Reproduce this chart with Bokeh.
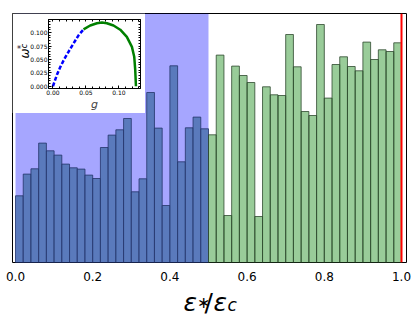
import numpy as np
from bokeh.plotting import figure
from bokeh.models import (Range1d, BoxAnnotation, Span, Label, LinearAxis,
                          FixedTicker, PrintfTickFormatter, ColumnDataSource)
from bokeh.embed import file_html
from bokeh.resources import INLINE

# ---------------- data ----------------
bin_width = 0.02
blue_counts = [66.7, 88.4, 93.7, 119.4, 111.7, 107.4, 98.4, 94.7, 93.4, 87.4,
               84.0, 115.0, 127.4, 132.7, 144.0, 70.7, 83.7, 170.0, 134.4, 57.0,
               196.7, 100.7, 134.7, 145.4, 133.7]
green_counts = [127.7, 207.4, 47.0, 196.4, 187.0, 180.0, 46.0, 175.7, 167.7, 167.0,
                228.0, 195.7, 151.0, 147.0, 238.0, 164.4, 198.0, 205.7, 196.0, 191.7,
                220.4, 203.0, 212.7, 211.0, 219.7]
x_ticks = [0.0, 0.2, 0.4, 0.6, 0.8, 1.0]
shade_left, shade_right = 0.0, 0.5
critical_x = 1.0

# inset curve omega_c^*(g)
g_blue = [0.0, 0.0061, 0.0111, 0.0171, 0.0236, 0.0312, 0.0388, 0.0464]
w_blue = [0.0, 0.0215, 0.0357, 0.0504, 0.0643, 0.0798, 0.0950, 0.1060]
g_green = [0.0464, 0.0565, 0.0667, 0.0742, 0.0818, 0.0918, 0.1020, 0.1120,
           0.1197, 0.1232, 0.1247, 0.1258]
w_green = [0.1060, 0.1134, 0.1176, 0.1190, 0.1176, 0.1134, 0.1055, 0.0920,
           0.0735, 0.0551, 0.0307, 0.0]
inset_x_ticks = [0.0, 0.05, 0.10]
inset_y_ticks = [0.0, 0.025, 0.05, 0.075, 0.10]
inset_x_all_ticks = [round(0.01 * i, 3) for i in range(0, 14)]
inset_y_all_ticks = [round(0.005 * i, 3) for i in range(0, 25)]

# ---------------- main histogram ----------------
n_blue = len(blue_counts)
n_green = len(green_counts)
edges = np.arange(n_blue + n_green + 1) * bin_width
blue_src = ColumnDataSource(dict(left=edges[:n_blue], right=edges[1:n_blue + 1], top=blue_counts))
green_src = ColumnDataSource(dict(left=edges[n_blue:-1], right=edges[n_blue + 1:], top=green_counts))

p = figure(width=416, height=316, output_backend="svg", toolbar_location=None,
           x_range=Range1d(-0.00777, 1.01295), y_range=Range1d(0, 249),
           y_axis_type=None,
           min_border_left=12, min_border_right=10, min_border_top=13, min_border_bottom=54,
           background_fill_color="white", border_fill_color="white")
p.grid.grid_line_color = None
p.outline_line_color = "black"
p.outline_line_width = 1

p.add_layout(BoxAnnotation(left=shade_left, right=shade_right, fill_color="blue",
                           fill_alpha=0.35, line_color=None, level="underlay"))

p.quad(left="left", right="right", bottom=0, top="top", source=blue_src,
       fill_color="#4C72B0", fill_alpha=0.85, line_color="#24346a", line_alpha=0.8, line_width=1)
p.quad(left="left", right="right", bottom=0, top="top", source=green_src,
       fill_color="green", fill_alpha=0.4, line_color="#2f4a2f", line_alpha=0.8, line_width=1)

p.add_layout(Span(location=critical_x, dimension="height", line_color="red", line_width=2))

xa = p.xaxis[0]
xa.ticker = FixedTicker(ticks=x_ticks)
xa.formatter = PrintfTickFormatter(format="%.1f")
xa.axis_line_color = None
xa.major_tick_line_color = None
xa.minor_tick_line_color = None
xa.major_label_standoff = 3
xa.major_label_text_font = "DejaVu Sans"
xa.major_label_text_font_size = "12px"
xa.major_label_text_color = "black"

# ---------------- x-axis label (own transparent canvas, page-pixel coords) ----------------
xl = figure(width=100, height=48, output_backend="svg", toolbar_location=None,
            x_range=Range1d(160, 260), y_range=Range1d(316, 268),
            x_axis_type=None, y_axis_type=None,
            min_border=0, min_border_left=0, min_border_right=0, min_border_top=0, min_border_bottom=0,
            background_fill_color=None, border_fill_color=None, outline_line_color=None)
xl.grid.grid_line_color = None
for txt, px, base, size, style in [("ε", 183, 301.7, "25px", "italic"),
                                   ("∗", 196.5, 301.5, "16px", "normal"),
                                   ("/", 204, 301.7, "25px", "normal"),
                                   ("ε", 213, 301.7, "25px", "italic"),
                                   ("c", 227, 304.0, "17px", "italic")]:
    xl.add_layout(Label(x=px, y=base, text=txt, text_font="DejaVu Sans",
                        text_font_style=style, text_font_size=size,
                        text_align="left", text_baseline="alphabetic", text_color="black"))
xl.styles = {"position": "absolute", "left": "160px", "top": "268px", "z-index": "6"}

# ---------------- inset ----------------
ins = figure(width=133, height=100, output_backend="svg", toolbar_location=None,
             x_range=Range1d(-0.0067, 0.1327), y_range=Range1d(-0.0042, 0.1245),
             min_border_left=36, min_border_right=5, min_border_top=6, min_border_bottom=24,
             background_fill_color="white", border_fill_color="white")
ins.grid.grid_line_color = None
ins.outline_line_color = "black"
ins.outline_line_width = 1

ins.line(g_blue, w_blue, line_color="blue", line_width=2.5, line_dash="4 2")
ins.line(g_green, w_green, line_color="green", line_width=2.5)

def style_axis(ax):
    ax.major_tick_in = 3
    ax.major_tick_out = 0
    ax.minor_tick_in = 2
    ax.minor_tick_out = 0
    ax.axis_line_color = "black"
    ax.major_tick_line_color = "black"
    ax.minor_tick_line_color = "black"
    ax.major_label_text_font = "DejaVu Sans"
    ax.major_label_text_font_size = "6px"
    ax.major_label_text_color = "black"

ixa = ins.xaxis[0]
ixa.ticker = FixedTicker(ticks=inset_x_ticks, minor_ticks=inset_x_all_ticks)
ixa.formatter = PrintfTickFormatter(format="%.2f")
style_axis(ixa)
ixa.major_label_standoff = 1
ixa.axis_label = "g"
ixa.axis_label_text_font = "DejaVu Sans"
ixa.axis_label_text_font_style = "italic"
ixa.axis_label_text_font_size = "11px"
ixa.axis_label_standoff = 0

iya = ins.yaxis[0]
iya.ticker = FixedTicker(ticks=inset_y_ticks, minor_ticks=inset_y_all_ticks)
iya.formatter = PrintfTickFormatter(format="%.3f")
style_axis(iya)
iya.major_label_standoff = 1

top_ax = LinearAxis(ticker=FixedTicker(ticks=[], minor_ticks=inset_x_all_ticks))
style_axis(top_ax)
top_ax.major_label_standoff = 0
ins.add_layout(top_ax, "above")
right_ax = LinearAxis(ticker=FixedTicker(ticks=[], minor_ticks=inset_y_all_ticks))
style_axis(right_ax)
right_ax.major_label_standoff = 0
ins.add_layout(right_ax, "right")

ins.styles = {"position": "absolute", "left": "12px", "top": "13px", "z-index": "5"}

# inset y label  omega_c^*  (own transparent canvas, page-pixel coords)
yl = figure(width=20, height=30, output_backend="svg", toolbar_location=None,
            x_range=Range1d(12, 32), y_range=Range1d(66, 36),
            x_axis_type=None, y_axis_type=None,
            min_border=0, min_border_left=0, min_border_right=0, min_border_top=0, min_border_bottom=0,
            background_fill_color=None, border_fill_color=None, outline_line_color=None)
yl.grid.grid_line_color = None
yl.add_layout(Label(x=24.5, y=53, text="ω", angle=np.pi / 2,
                    text_font="DejaVu Sans", text_font_style="italic", text_font_size="12px",
                    text_align="center", text_baseline="alphabetic", text_color="black"))
yl.add_layout(Label(x=20.5, y=46.5, text="*", angle=np.pi / 2,
                    text_font="DejaVu Sans", text_font_size="8px",
                    text_align="center", text_baseline="middle", text_color="black"))
yl.add_layout(Label(x=24.0, y=45.5, text="c", angle=np.pi / 2,
                    text_font="DejaVu Sans", text_font_style="italic", text_font_size="8px",
                    text_align="center", text_baseline="middle", text_color="black"))
yl.styles = {"position": "absolute", "left": "12px", "top": "36px", "z-index": "7"}

open("out.html", "w").write(file_html([p, ins, xl, yl], INLINE))
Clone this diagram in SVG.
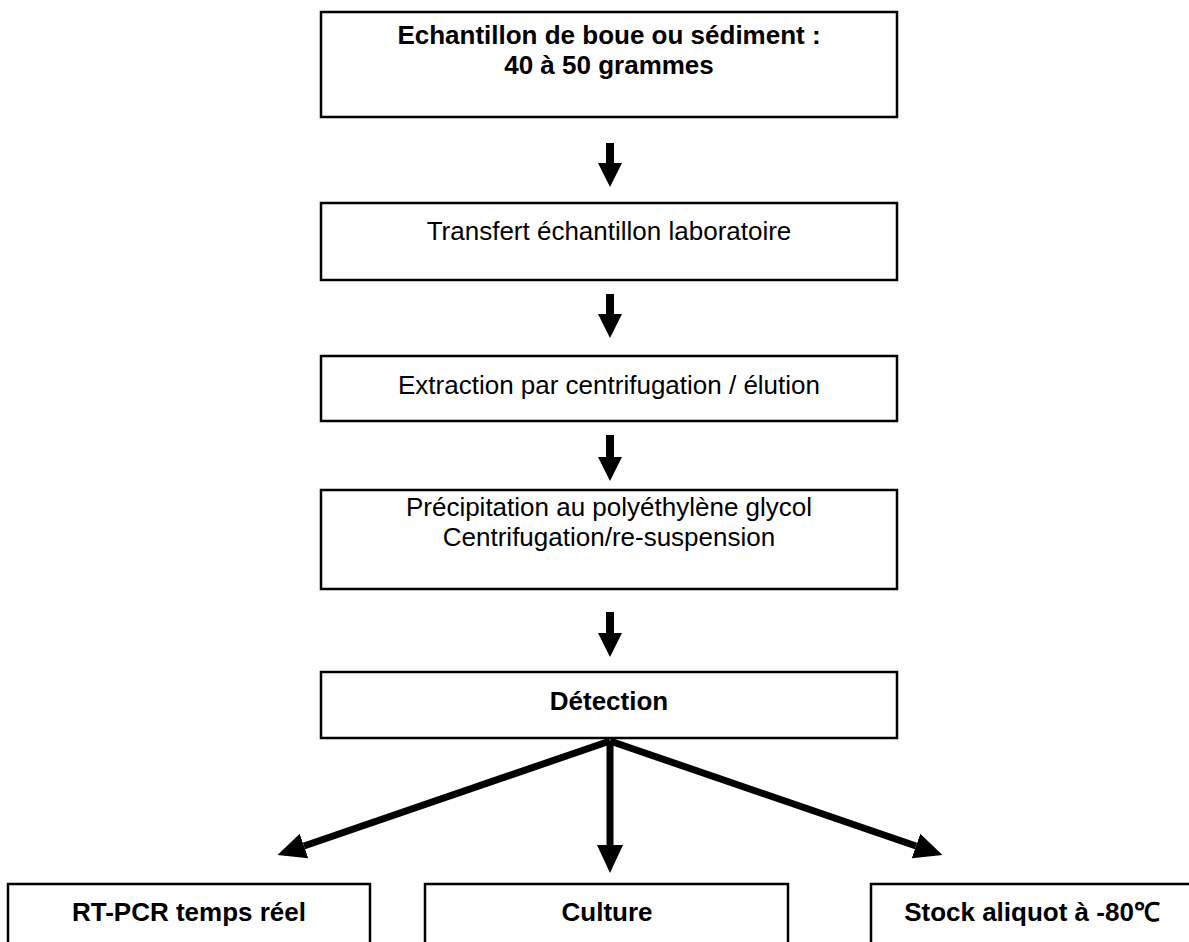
::::::
Exercise description: Include the first line of the records, the line containing "inset_y_all_ticks = [round(0.005", and every line between them, repeated exactly. Skip the pictures.

Output of the task:
Reproduce this chart with Bokeh.
import numpy as np
from bokeh.plotting import figure
from bokeh.models import (Range1d, BoxAnnotation, Span, Label, LinearAxis,
                          FixedTicker, PrintfTickFormatter, ColumnDataSource)
from bokeh.embed import file_html
from bokeh.resources import INLINE

# ---------------- data ----------------
bin_width = 0.02
blue_counts = [66.7, 88.4, 93.7, 119.4, 111.7, 107.4, 98.4, 94.7, 93.4, 87.4,
               84.0, 115.0, 127.4, 132.7, 144.0, 70.7, 83.7, 170.0, 134.4, 57.0,
               196.7, 100.7, 134.7, 145.4, 133.7]
green_counts = [127.7, 207.4, 47.0, 196.4, 187.0, 180.0, 46.0, 175.7, 167.7, 167.0,
                228.0, 195.7, 151.0, 147.0, 238.0, 164.4, 198.0, 205.7, 196.0, 191.7,
                220.4, 203.0, 212.7, 211.0, 219.7]
x_ticks = [0.0, 0.2, 0.4, 0.6, 0.8, 1.0]
shade_left, shade_right = 0.0, 0.5
critical_x = 1.0

# inset curve omega_c^*(g)
g_blue = [0.0, 0.0061, 0.0111, 0.0171, 0.0236, 0.0312, 0.0388, 0.0464]
w_blue = [0.0, 0.0215, 0.0357, 0.0504, 0.0643, 0.0798, 0.0950, 0.1060]
g_green = [0.0464, 0.0565, 0.0667, 0.0742, 0.0818, 0.0918, 0.1020, 0.1120,
           0.1197, 0.1232, 0.1247, 0.1258]
w_green = [0.1060, 0.1134, 0.1176, 0.1190, 0.1176, 0.1134, 0.1055, 0.0920,
           0.0735, 0.0551, 0.0307, 0.0]
inset_x_ticks = [0.0, 0.05, 0.10]
inset_y_ticks = [0.0, 0.025, 0.05, 0.075, 0.10]
inset_x_all_ticks = [round(0.01 * i, 3) for i in range(0, 14)]
inset_y_all_ticks = [round(0.005 * i, 3) for i in range(0, 25)]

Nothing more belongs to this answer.